The moderators told Insider that their intention is to be a “whistleblower for the rest of the world” about China’s intentions, and to criticize what they described as “the banal evil of the Chinese people. They added that internal propaganda in China is war-mongering and promotes “even fascism.”
—The Great Translation Movement 大翻译运动官方推号 (@TGTM_Official) March 30, 2022
Through contributions from followers, volunteers collect screenshots or links to popular posts in Chinese on major internet platforms such as Weibo, Douyin (the Chinese-language version of TikTok), messaging service WeChat, and Bilibili, the managers said.
Translators will then decide which ones to translate, with a strong focus on controversial news reports from China’s state-controlled media and comments that respond to these posts, they said. Controversial comments will be left as-is so that readers can judge for themselves, they said.
Because China requires each social media account to be tied to a national identity, the account’s managers say that indicates real people are behind the comments.
“We believe these (internet) platforms can represent the mainstream opinion of Chinese people from their popularity,” they said.

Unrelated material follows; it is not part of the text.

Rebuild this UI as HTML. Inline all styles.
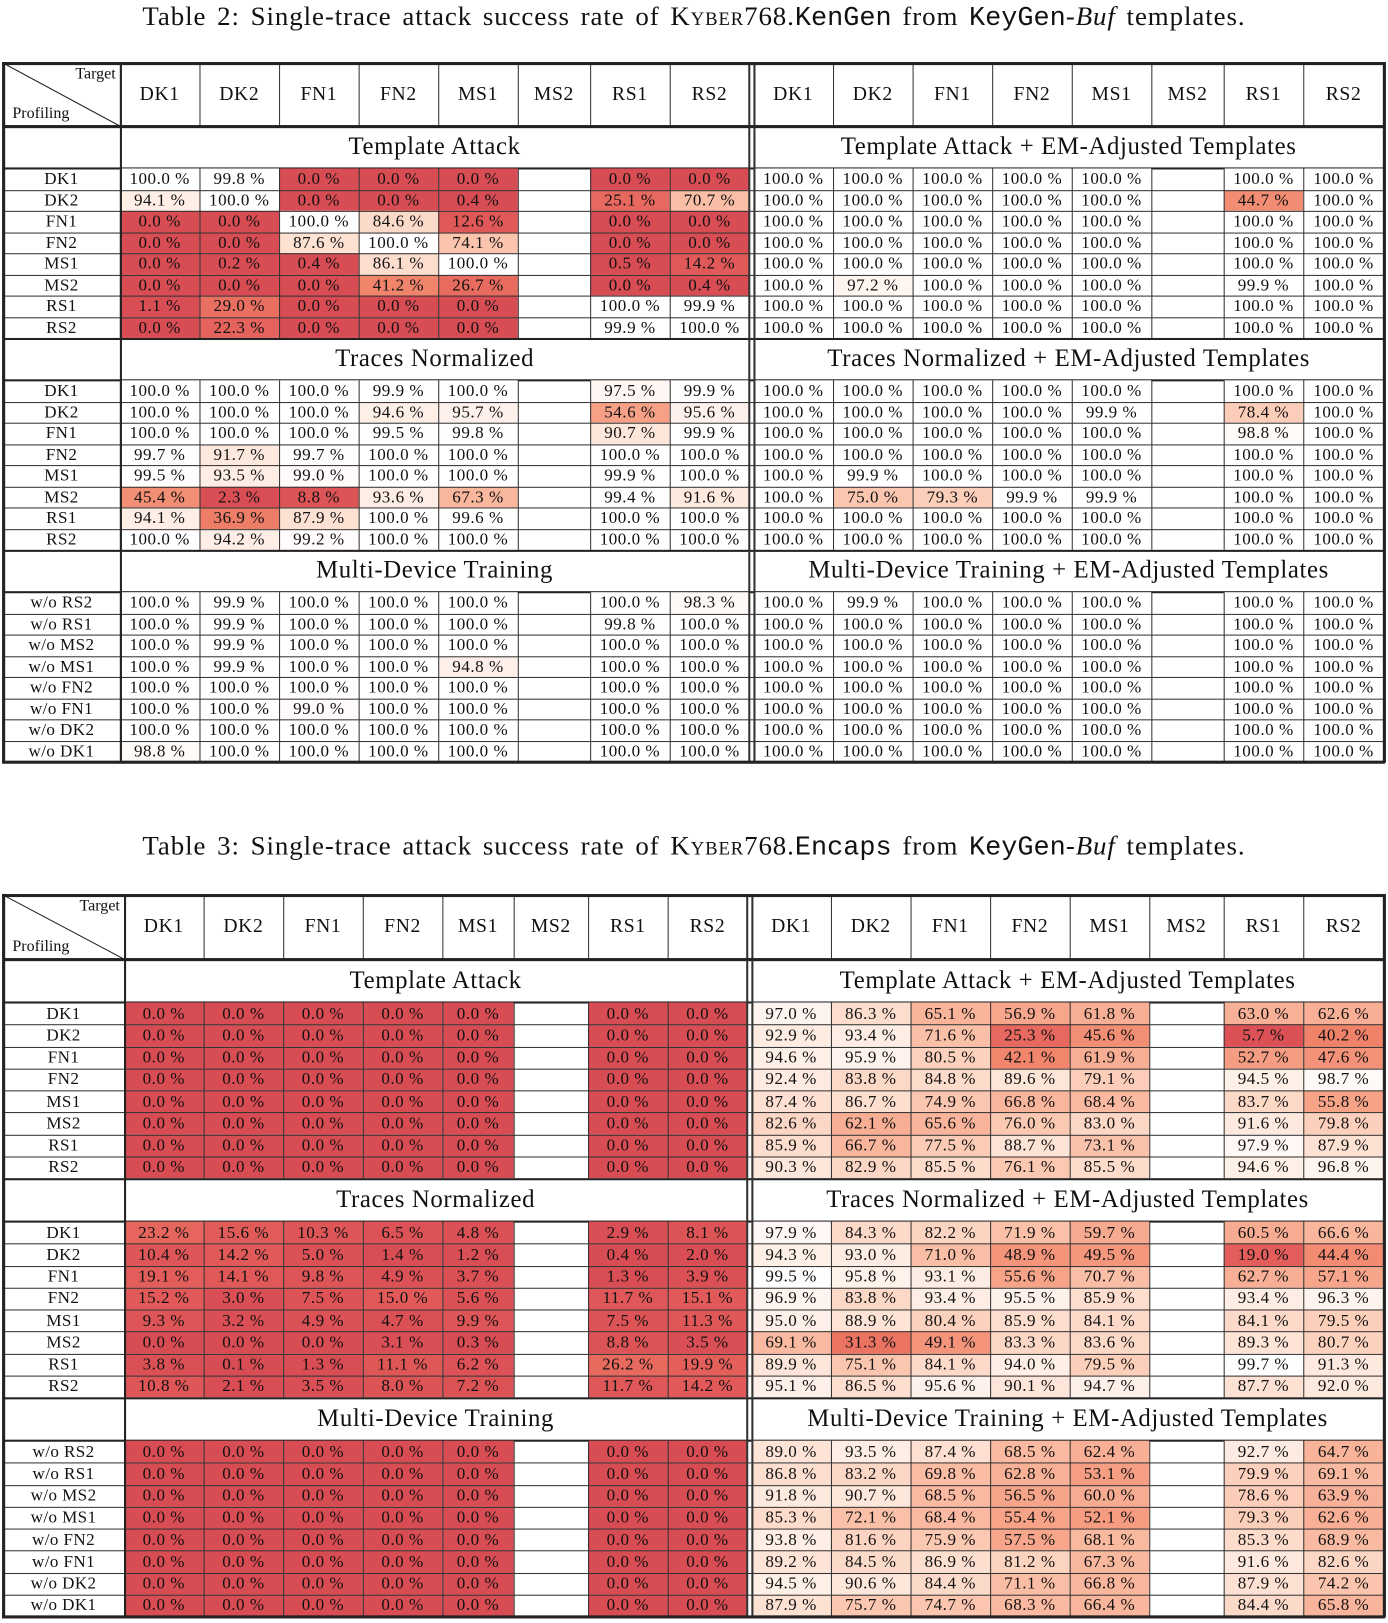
<!DOCTYPE html>
<html><head><meta charset="utf-8">
<style>
html,body{margin:0;padding:0;background:#fff;width:1388px;height:1622px;overflow:hidden}
#wrap{position:absolute;left:0;top:0;width:1343px;height:1570px;transform:scale(1.0335);transform-origin:0 0;font-family:"Liberation Serif","DejaVu Serif",serif;color:#111}
.c{position:absolute;box-sizing:border-box;display:flex;align-items:center;justify-content:center;white-space:nowrap}
.cap{position:absolute;left:0;width:1343px;text-align:center;font-size:26px;letter-spacing:0.9px;word-spacing:3px}
.sc{font-variant:small-caps}
.tt{font-family:"Liberation Mono",monospace;letter-spacing:0}
.ln{position:absolute;background:#222}
</style></head><body>
<div id="wrap">
<div class="cap" style="top:1px">Table 2: Single-trace attack success rate of <span class="sc">Kyber768</span>.<span class="tt">KenGen</span> from <span class="tt">KeyGen</span>-<i>Buf</i> templates.</div>
<div class="cap" style="top:804px">Table 3: Single-trace attack success rate of <span class="sc">Kyber768</span>.<span class="tt">Encaps</span> from <span class="tt">KeyGen</span>-<i>Buf</i> templates.</div>
</div>
<script>
const cols = ["DK1","DK2","FN1","FN2","MS1","MS2","RS1","RS2"];
const rowsA = ["DK1","DK2","FN1","FN2","MS1","MS2","RS1","RS2"];
const rowsMD = ["w/o RS2","w/o RS1","w/o MS2","w/o MS1","w/o FN2","w/o FN1","w/o DK2","w/o DK1"];
const sectionTitles = ["Template Attack","Template Attack + EM-Adjusted Templates","Traces Normalized","Traces Normalized + EM-Adjusted Templates","Multi-Device Training","Multi-Device Training + EM-Adjusted Templates"];
const N = null;
const t2_ta_left = [
[100.0,99.8,0.0,0.0,0.0,N,0.0,0.0],
[94.1,100.0,0.0,0.0,0.4,N,25.1,70.7],
[0.0,0.0,100.0,84.6,12.6,N,0.0,0.0],
[0.0,0.0,87.6,100.0,74.1,N,0.0,0.0],
[0.0,0.2,0.4,86.1,100.0,N,0.5,14.2],
[0.0,0.0,0.0,41.2,26.7,N,0.0,0.4],
[1.1,29.0,0.0,0.0,0.0,N,100.0,99.9],
[0.0,22.3,0.0,0.0,0.0,N,99.9,100.0]];
const t2_ta_right = [
[100,100,100,100,100,N,100,100],
[100,100,100,100,100,N,44.7,100],
[100,100,100,100,100,N,100,100],
[100,100,100,100,100,N,100,100],
[100,100,100,100,100,N,100,100],
[100,97.2,100,100,100,N,99.9,100],
[100,100,100,100,100,N,100,100],
[100,100,100,100,100,N,100,100]];
const t2_tn_left = [
[100,100,100,99.9,100,N,97.5,99.9],
[100,100,100,94.6,95.7,N,54.6,95.6],
[100,100,100,99.5,99.8,N,90.7,99.9],
[99.7,91.7,99.7,100,100,N,100,100],
[99.5,93.5,99.0,100,100,N,99.9,100],
[45.4,2.3,8.8,93.6,67.3,N,99.4,91.6],
[94.1,36.9,87.9,100,99.6,N,100,100],
[100,94.2,99.2,100,100,N,100,100]];
const t2_tn_right = [
[100,100,100,100,100,N,100,100],
[100,100,100,100,99.9,N,78.4,100],
[100,100,100,100,100,N,98.8,100],
[100,100,100,100,100,N,100,100],
[100,99.9,100,100,100,N,100,100],
[100,75.0,79.3,99.9,99.9,N,100,100],
[100,100,100,100,100,N,100,100],
[100,100,100,100,100,N,100,100]];
const t2_md_left = [
[100,99.9,100,100,100,N,100,98.3],
[100,99.9,100,100,100,N,99.8,100],
[100,99.9,100,100,100,N,100,100],
[100,99.9,100,100,94.8,N,100,100],
[100,100,100,100,100,N,100,100],
[100,100,99.0,100,100,N,100,100],
[100,100,100,100,100,N,100,100],
[98.8,100,100,100,100,N,100,100]];
const t2_md_right = [
[100,99.9,100,100,100,N,100,100],
[100,100,100,100,100,N,100,100],
[100,100,100,100,100,N,100,100],
[100,100,100,100,100,N,100,100],
[100,100,100,100,100,N,100,100],
[100,100,100,100,100,N,100,100],
[100,100,100,100,100,N,100,100],
[100,100,100,100,100,N,100,100]];
const t3_ta_left = [
[0,0,0,0,0,N,0,0],[0,0,0,0,0,N,0,0],[0,0,0,0,0,N,0,0],[0,0,0,0,0,N,0,0],
[0,0,0,0,0,N,0,0],[0,0,0,0,0,N,0,0],[0,0,0,0,0,N,0,0],[0,0,0,0,0,N,0,0]];
const t3_ta_right = [
[97.0,86.3,65.1,56.9,61.8,N,63.0,62.6],
[92.9,93.4,71.6,25.3,45.6,N,5.7,40.2],
[94.6,95.9,80.5,42.1,61.9,N,52.7,47.6],
[92.4,83.8,84.8,89.6,79.1,N,94.5,98.7],
[87.4,86.7,74.9,66.8,68.4,N,83.7,55.8],
[82.6,62.1,65.6,76.0,83.0,N,91.6,79.8],
[85.9,66.7,77.5,88.7,73.1,N,97.9,87.9],
[90.3,82.9,85.5,76.1,85.5,N,94.6,96.8]];
const t3_tn_left = [
[23.2,15.6,10.3,6.5,4.8,N,2.9,8.1],
[10.4,14.2,5.0,1.4,1.2,N,0.4,2.0],
[19.1,14.1,9.8,4.9,3.7,N,1.3,3.9],
[15.2,3.0,7.5,15.0,5.6,N,11.7,15.1],
[9.3,3.2,4.9,4.7,9.9,N,7.5,11.3],
[0.0,0.0,0.0,3.1,0.3,N,8.8,3.5],
[3.8,0.1,1.3,11.1,6.2,N,26.2,19.9],
[10.8,2.1,3.5,8.0,7.2,N,11.7,14.2]];
const t3_tn_right = [
[97.9,84.3,82.2,71.9,59.7,N,60.5,66.6],
[94.3,93.0,71.0,48.9,49.5,N,19.0,44.4],
[99.5,95.8,93.1,55.6,70.7,N,62.7,57.1],
[96.9,83.8,93.4,95.5,85.9,N,93.4,96.3],
[95.0,88.9,80.4,85.9,84.1,N,84.1,79.5],
[69.1,31.3,49.1,83.3,83.6,N,89.3,80.7],
[89.9,75.1,84.1,94.0,79.5,N,99.7,91.3],
[95.1,86.5,95.6,90.1,94.7,N,87.7,92.0]];
const t3_md_left = [
[0,0,0,0,0,N,0,0],[0,0,0,0,0,N,0,0],[0,0,0,0,0,N,0,0],[0,0,0,0,0,N,0,0],
[0,0,0,0,0,N,0,0],[0,0,0,0,0,N,0,0],[0,0,0,0,0,N,0,0],[0,0,0,0,0,N,0,0]];
const t3_md_right = [
[89.0,93.5,87.4,68.5,62.4,N,92.7,64.7],
[86.8,83.2,69.8,62.8,53.1,N,79.9,69.1],
[91.8,90.7,68.5,56.5,60.0,N,78.6,63.9],
[85.3,72.1,68.4,55.4,52.1,N,79.3,62.6],
[93.8,81.6,75.9,57.5,68.1,N,85.3,68.9],
[89.2,84.5,86.9,81.2,67.3,N,91.6,82.6],
[94.5,90.6,84.4,71.1,66.8,N,87.9,74.2],
[87.9,75.7,74.7,68.3,66.4,N,84.4,65.8]];

const stops=[[0,[216,76,84]],[20,[228,95,90]],[40,[240,130,105]],[55,[246,162,135]],[70,[250,188,163]],[80,[252,208,188]],[90,[253,230,217]],[97,[254,244,239]],[99.95,[255,255,255]],[100,[255,255,255]]];
function colorOf(v){
  for(let i=1;i<stops.length;i++){
    if(v<=stops[i][0]){const a=stops[i-1],b=stops[i];const t=(v-a[0])/(b[0]-a[0]);
      const c=a[1].map((x,k)=>Math.round(x+(b[1][k]-x)*t));return `rgb(${c})`;}
  }
  return '#fff';
}
const wrap=document.getElementById('wrap');
function cell(x,y,w,h,txt,fs,bg,ls){
  const d=document.createElement('div');d.className='c';
  d.style.cssText=`left:${x}px;top:${y}px;width:${w}px;height:${h}px;font-size:${fs}px;`+(bg?`background:${bg};`:'')+(ls?`letter-spacing:${ls}px;`:'');
  d.textContent=txt;wrap.appendChild(d);return d;
}
function line(x,y,w,h,c){const d=document.createElement('div');d.className='ln';
  d.style.cssText=`left:${x}px;top:${y}px;width:${w}px;height:${h}px;`+(c?`background:${c};`:'');
  
  
  wrap.appendChild(d);}

function buildTable(id,top,hdrH,secH,rowH,xl,xr,data){
  const left=3,right=1339;
  const edges=[xl,xr];
  const hb=top+hdrH;
  const svg=document.createElementNS('http://www.w3.org/2000/svg','svg');
  svg.setAttribute('style',`position:absolute;left:${left}px;top:${top}px`);
  svg.setAttribute('width',xl[0]-left);svg.setAttribute('height',hdrH);
  svg.innerHTML=`<line x1="0" y1="0" x2="${xl[0]-left}" y2="${hdrH}" stroke="#222" stroke-width="1"/>`;
  
  
  wrap.appendChild(svg);
  let d=cell(xl[0]-64,top+1,60,20,'Target',15.5);d.style.justifyContent='flex-end';
  
  
  d=cell(left+9,top+hdrH-23,80,22,'Profiling',15.5);d.style.justifyContent='flex-start';
  
  
  edges.forEach(e=>{for(let i=0;i<8;i++){
    const c=cell(e[i],top,e[i+1]-e[i],hdrH,cols[i],19,null,0.6);
    
    
  }});
  let y=hb;
  for(let s=0;s<3;s++){
    for(let h=0;h<2;h++){
      const e=edges[h];
      const c=cell(e[0],y,e[8]-e[0],secH,sectionTitles[s*2+h],24,null,0.6);
      
      
    }
    line(left,y,right-left,2);
    line(left,y+secH-1,right-left,2);
    const ys=y+secH;
    const labels=s==2?rowsMD:rowsA;
    for(let r=0;r<8;r++){
      const ry=ys+r*rowH;
      const lc=cell(left,ry,xl[0]-left,rowH,labels[r],16.5,null,0.4);
      
      
      for(let h=0;h<2;h++){
        const e=edges[h];const arr=data[s*2+h];
        for(let i=0;i<8;i++){
          const v=arr[r][i];
          const c=cell(e[i],ry,e[i+1]-e[i],rowH,v===null?'':v.toFixed(1)+' %',16.5,v===null?null:colorOf(v),0.5);
          
          
        }
      }
      if(r>0) line(left,ry,right-left,1,'#333');
    }
    y=ys+8*rowH;
  }
  const bottom=y;
  [xl,xr].forEach((e,h)=>{for(let i=(h==0?0:1);i<8;i++){
    line(e[i],top,1,hdrH,'#333');
    let yy=hb;
    for(let s=0;s<3;s++){ line(e[i],yy+secH,1,8*rowH,'#333'); yy+=secH+8*rowH; }
  }});
  line(xl[0],top,1.5,bottom-top);
  line(xl[8]-1,top,1.5,bottom-top,'#333');
  line(xr[0],top,1.5,bottom-top,'#333');
  line(left,hb-1,right-left,2);
  line(left-1,top-1,right-left+2,3);
  line(left-1,bottom-1,right-left+2,3);
  line(left-1,top-1,3,bottom-top+2);
  line(right-1,top-1,3,bottom-top+2);
}
buildTable('t2',61,61,41,20.5,[116,193,270,347,424,501,571,648,725],[729,806,883,960,1037,1114,1184,1261,1339],
  [t2_ta_left,t2_ta_right,t2_tn_left,t2_tn_right,t2_md_left,t2_md_right]);
buildTable('t3',866,62,42,21.25,[120,197,274,351,428,497,569,646,723],[727,804,881,958,1035,1112,1184,1261,1339],
  [t3_ta_left,t3_ta_right,t3_tn_left,t3_tn_right,t3_md_left,t3_md_right]);
</script>
</body></html>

The account has its roots in a Reddit forum called ChonglangTV, where followers began translating social media posts in February, said the account’s managers. After the board was shut down over doxxing concerns, some users decided to set up The Great Translation Movement account on Twitter. The account’s managers said they receive more than 50 contributions every day, and post about five to ten of them each day.
Insider has previously documented how falsehoods about the war are allowed to spread on Chinese social media platforms.
China has consistently avoided publicly condemning Russia for its invasion and instead, emphasized the two countries’ close relations. Chinese state-run media, in turn, echo these views. And in the absence of access to foreign reporting from within China, the pro-Russia position dominates online.
“Most people in China, unlike the free world, have very limited access to information due to the ‘Great Firewall’ and heavy censorship” which then turns the entire country into an echo chamber,” said the moderators of The Great Translation Movement.
Experts said the account can be useful in highlighting pro-Russian, anti-Western views in China, but also cautioned against taking its translated posts as representative.
“Every major platform or account has a particular agenda, and this agenda needs to be distilled and taken into account in evaluating the posts and whether or not to trust them,” said Georgia State University’s Maria Repnikova.
There’s also a common assumption online that there are “good” actors whose words and deeds are always in good faith, and irredeemable bad ones, added associate professor Chong Ja Ian at the National University of Singapore. “This binary approach overly simplifies the world and can result in misplaced conclusions,” he said.